▸ DATA SHOWN
--- begin ---

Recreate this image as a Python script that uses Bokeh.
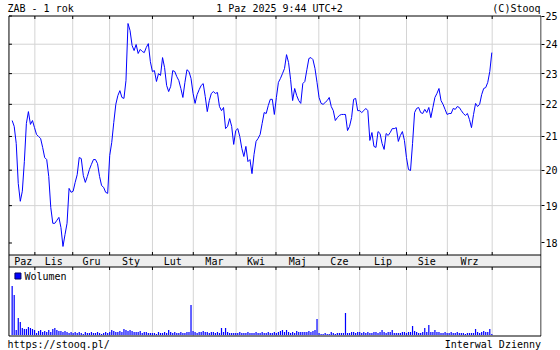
import math
from bokeh.plotting import figure
from bokeh.models import Range1d, LinearScale, FixedTicker, PrintfTickFormatter
from bokeh.core.properties import value
from bokeh.embed import file_html
from bokeh.resources import INLINE

# ---------------- data ----------------
close = [
    21.49, 21.31, 20.79, 19.62, 19.12, 19.40, 20.25, 21.40, 21.77, 21.37,
    21.49, 21.27, 21.06, 21.00, 20.94, 20.67, 20.37, 20.31, 19.82, 18.95,
    18.52, 18.52, 18.60, 18.68, 18.41, 17.91, 18.22, 18.52, 19.48, 19.37,
    19.40, 19.65, 19.87, 20.37, 20.34, 19.85, 19.65, 19.82, 20.02, 20.17,
    20.31, 20.31, 20.19, 19.82, 19.56, 19.51, 19.37, 19.34, 20.43, 20.82,
    21.43, 22.00, 22.28, 22.44, 22.22, 22.19, 22.77, 24.73, 24.48, 23.96,
    23.78, 23.99, 23.68, 23.82, 23.75, 23.71, 23.89, 24.02, 23.40, 23.07,
    23.10, 22.74, 23.00, 22.94, 23.54, 23.20, 22.61, 22.41, 22.58, 23.10,
    23.07, 22.90, 22.77, 22.51, 22.22, 22.71, 23.13, 23.07, 22.84, 22.35,
    22.03, 22.31, 22.47, 22.61, 22.67, 22.25, 21.77, 22.12, 22.35, 22.41,
    22.35, 22.38, 21.93, 21.80, 21.90, 21.24, 21.31, 21.55, 21.31, 20.76,
    21.18, 21.24, 21.00, 20.64, 20.40, 20.70, 20.25, 20.31, 19.90, 20.46,
    20.85, 20.94, 21.06, 21.40, 21.74, 21.71, 21.96, 22.16, 22.16, 21.68,
    22.22, 22.71, 22.84, 23.00, 23.17, 23.64, 23.37, 22.80, 22.12, 22.51,
    22.28, 22.12, 22.03, 22.67, 22.74, 23.13, 23.51, 23.54, 23.47, 23.17,
    22.71, 22.22, 22.03, 22.00, 22.06, 22.12, 22.22, 21.93, 21.80, 21.49,
    21.58, 21.65, 21.68, 21.68, 21.68, 21.18, 21.31, 21.58, 22.16, 22.19,
    21.80, 21.80, 21.74, 21.80, 21.87, 21.80, 20.88, 21.12, 20.70, 20.67,
    21.15, 21.09, 20.79, 20.61, 21.09, 21.03, 21.12, 21.24, 21.24, 21.27,
    20.85, 21.03, 21.15, 20.88, 20.37, 20.02, 19.99, 20.79, 21.74, 21.87,
    21.90, 21.74, 21.71, 21.84, 21.74, 21.90, 21.58, 21.90, 22.22, 22.35,
    22.51, 22.12, 22.00, 21.84, 21.68, 21.71, 21.71, 21.87, 21.84, 21.93,
    21.90, 21.80, 21.71, 21.65, 21.71, 21.52, 21.27, 21.68, 22.03, 21.93,
    22.00, 22.31, 22.51, 22.54, 22.71, 23.07, 23.71,
]

# volume, millions of shares (one per session)
volume = [
    24.5, 20.0, 2.5, 8.5, 6.5, 3.5, 3.0, 3.0, 4.0, 3.5, 3.0, 2.5,
    1.0, 2.0, 2.5, 1.5, 2.0, 1.5, 2.5, 1.5, 3.0, 3.5, 2.5, 2.0, 2.0, 1.5, 2.0, 1.5, 1.0, 1.5,
    1.0, 1.5, 1.0, 1.5, 1.0, 0.5, 1.5, 1.0, 1.0, 1.5, 1.0, 1.0, 1.5, 1.0, 0.5, 1.0, 1.5, 1.0,
    1.5, 2.5, 2.0, 1.5, 1.5, 2.0, 1.5, 3.0, 2.5, 2.0, 2.5, 2.0, 1.5, 1.5, 1.5, 2.0, 1.0, 1.5, 1.5, 1.0, 1.0,
    1.0, 1.0, 0.5, 1.5, 1.0, 1.0, 1.5, 1.0, 2.5, 1.5, 1.0, 1.5, 1.0, 1.0, 1.5, 1.0, 1.0, 1.5, 1.5, 15.0,
    2.0, 1.5, 1.0, 1.5, 1.5, 2.0, 1.5, 1.5, 1.0, 1.5, 1.5, 1.0, 1.5, 1.0, 3.5, 1.5, 3.5, 1.5, 1.0, 1.0, 1.0,
    1.0, 1.0, 1.5, 1.0, 1.0, 1.0, 1.5, 1.0, 1.0, 1.0, 1.5, 1.0, 1.0, 1.5, 1.0, 1.0, 1.5, 1.0, 1.0, 1.5,
    1.0, 1.5, 2.0, 2.5, 1.5, 2.5, 1.5, 1.0, 1.5, 1.0, 2.0, 1.5, 1.5, 1.5, 1.5, 1.5, 2.0, 1.5, 2.0, 2.5, 8.0,
    1.0, 0.5, 0.5, 1.0, 0.5, 0.5, 1.5, 1.0, 0.5, 1.0, 1.0, 1.0, 1.0, 11.0, 1.0, 1.0, 1.5, 1.5, 1.0, 1.5,
    1.5, 1.0, 1.5, 1.0, 1.5, 1.0, 1.0, 1.5, 1.5, 1.0, 1.5, 2.5, 1.5, 1.0, 1.5, 1.5, 2.5, 1.0, 1.0, 1.0, 1.0, 1.5, 1.5,
    1.0, 1.5, 1.5, 4.5, 2.0, 1.5, 1.0, 1.0, 1.5, 3.5, 1.5, 5.0, 1.5, 1.5, 2.5, 1.5, 1.5, 1.0, 1.0, 1.5,
    1.0, 1.0, 1.5, 1.0, 1.0, 1.5, 1.0, 1.0, 1.0, 0.5, 1.0, 1.0, 1.0, 1.0, 3.0, 1.5, 1.0, 1.5, 2.0, 1.5, 1.5, 3.0, 0.5,
]

month_names = ["Paz", "Lis", "Gru", "Sty", "Lut", "Mar", "Kwi", "Maj", "Cze", "Lip", "Sie", "Wrz"]
month_start = [0, 11, 30, 48, 69, 89, 110, 130, 151, 171, 194, 214, 236]   # session index of each month's first session
price_ticks = [18, 19, 20, 21, 22, 23, 24, 25]

title_left = "ZAB - 1 rok"
title_mid = "1 Paz 2025 9:44 UTC+2"
title_right = "(C)Stooq"
foot_left = "https://stooq.pl/"
foot_right = "Interwal Dzienny"
legend_label = "Wolumen"

# ---------------- layout constants ----------------
W, H = 560, 350
FRAME_R = 543                 # right edge of plotting frame (px)
X0_PX, DX_PX = 11.7, 2.04     # px of first session, px per session
TOP_PX, PX_PER_LN, P_TOP = 15.5, 691.0, 25.0
VOL_BASE_PX, VOL_PX_PER_UNIT = 334.5, 2.0
FONT = value("DejaVu Sans Mono")
FSIZE = value("10px")
BLUE = "#0000ff"
GRID = "#d4d4d4"


def xd(px):
    return (px - X0_PX) / DX_PX


def pd(py):
    return P_TOP * math.exp(-(py - TOP_PX) / PX_PER_LN)


def vd(py):
    return (VOL_BASE_PX - py) / VOL_PX_PER_UNIT


def snap(i):
    return math.floor(X0_PX + DX_PX * i) + 0.5


p = figure(width=W, height=H,
           x_range=Range1d(xd(0), xd(FRAME_R)),
           y_range=Range1d(pd(H), pd(0)),
           y_axis_type="log", x_axis_location=None, y_axis_location="right",
           output_backend="svg", toolbar_location=None,
           min_border_left=0, min_border_top=0, min_border_bottom=0,
           min_border_right=W - FRAME_R)
p.extra_y_ranges = {"vol": Range1d(vd(H), vd(0))}
p.extra_y_scales = {"vol": LinearScale()}
p.outline_line_color = None
p.background_fill_color = "white"
p.border_fill_color = "white"
p.grid.grid_line_color = None

ax = p.yaxis[0]
ax.ticker = FixedTicker(ticks=price_ticks, minor_ticks=[])
ax.formatter = PrintfTickFormatter(format="%d")
ax.axis_line_color = None
ax.major_tick_out = 3
ax.major_tick_in = 0
ax.minor_tick_line_color = None
ax.major_tick_line_color = "black"
ax.major_label_standoff = 1
ax.major_label_text_font = "DejaVu Sans Mono"
ax.major_label_text_font_size = "10px"
ax.major_label_text_color = "black"

L, R = xd(8.5), xd(542.5)

# month band
p.quad(left=[L], right=[R], top=[pd(254.5)], bottom=[pd(266.5)],
       fill_color="#eeeeee", line_color=None)

# grid: horizontal (price) and vertical (months)
inner = price_ticks[1:-1]
p.segment(x0=[L] * len(inner), x1=[R] * len(inner), y0=inner, y1=inner,
          line_color=GRID, line_width=1)
gx = [xd(snap(i)) for i in month_start[1:]]
p.segment(x0=gx, x1=gx, y0=[pd(15.5)] * len(gx), y1=[pd(254.5)] * len(gx),
          line_color=GRID, line_width=1)
p.segment(x0=gx, x1=gx, y0=[pd(266.5)] * len(gx), y1=[pd(335.5)] * len(gx),
          line_color=GRID, line_width=1)

# frame boxes
hy = [pd(15.5), pd(254.5), pd(266.5), pd(335.5)]
p.segment(x0=[L] * 4, x1=[R] * 4, y0=hy, y1=hy, line_color="black", line_width=1)
p.segment(x0=[L, R], x1=[L, R], y0=[pd(15.5)] * 2, y1=[pd(335.5)] * 2,
          line_color="black", line_width=1)

# month tick marks
n = len(gx)
p.segment(x0=gx, x1=gx, y0=[pd(15.5)] * n, y1=[pd(18.5)] * n, line_color="black")
p.segment(x0=gx, x1=gx, y0=[pd(251.5)] * n, y1=[pd(254.5)] * n, line_color="black")
p.segment(x0=gx, x1=gx, y0=[pd(266.5)] * n, y1=[pd(269.5)] * n, line_color="black")
# left inner price ticks
p.segment(x0=[L] * len(price_ticks), x1=[xd(11.5)] * len(price_ticks),
          y0=price_ticks, y1=price_ticks, line_color="black")

# month labels, centred in each month's span
mid = [(month_start[k] + month_start[k + 1]) / 2 for k in range(len(month_names))]
p.text(x=[xd(X0_PX + DX_PX * m) for m in mid], y=[pd(260.5)] * len(mid), text=month_names,
       text_font=FONT, text_font_size=FSIZE, text_align="center",
       text_baseline="middle", text_color="black")

# price line and volume bars
days = list(range(len(close)))
p.line(x=days, y=close, line_color=BLUE, line_width=1)
p.vbar(x=days, top=volume, bottom=0, width=0.6, fill_color=BLUE, line_color=None,
       y_range_name="vol")

# legend
p.quad(left=[xd(14.5)], right=[xd(20.5)], top=[pd(272.5)], bottom=[pd(278.5)],
       fill_color=BLUE, line_color="#000060")
p.text(x=[xd(24)], y=[pd(276)], text=[legend_label], text_font=FONT, text_font_size=FSIZE,
       text_align="left", text_baseline="middle", text_color="black")

# headers and footers
p.text(x=[xd(7)], y=[pd(7.5)], text=[title_left], text_font=FONT, text_font_size=FSIZE,
       text_align="left", text_baseline="middle", text_color="black")
p.text(x=[xd(280)], y=[pd(7.5)], text=[title_mid], text_font=FONT, text_font_size=FSIZE,
       text_align="center", text_baseline="middle", text_color="black")
p.text(x=[xd(542)], y=[pd(7.5)], text=[title_right], text_font=FONT, text_font_size=FSIZE,
       text_align="right", text_baseline="middle", text_color="black")
p.text(x=[xd(7)], y=[pd(344)], text=[foot_left], text_font=FONT, text_font_size=FSIZE,
       text_align="left", text_baseline="middle", text_color="black")
p.text(x=[xd(542.5)], y=[pd(344)], text=[foot_right], text_font=FONT, text_font_size=FSIZE,
       text_align="right", text_baseline="middle", text_color="black")

open("out.html", "w").write(file_html(p, INLINE))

--- end ---

▸ REQUIRED WORK
Write out again exactly the lines from the start of the data above through the line containing "from bokeh.resources import INLINE", inclusive, excluding any pictures.

▸ TASK ANSWER
Recreate this image as a Python script that uses Bokeh.
import math
from bokeh.plotting import figure
from bokeh.models import Range1d, LinearScale, FixedTicker, PrintfTickFormatter
from bokeh.core.properties import value
from bokeh.embed import file_html
from bokeh.resources import INLINE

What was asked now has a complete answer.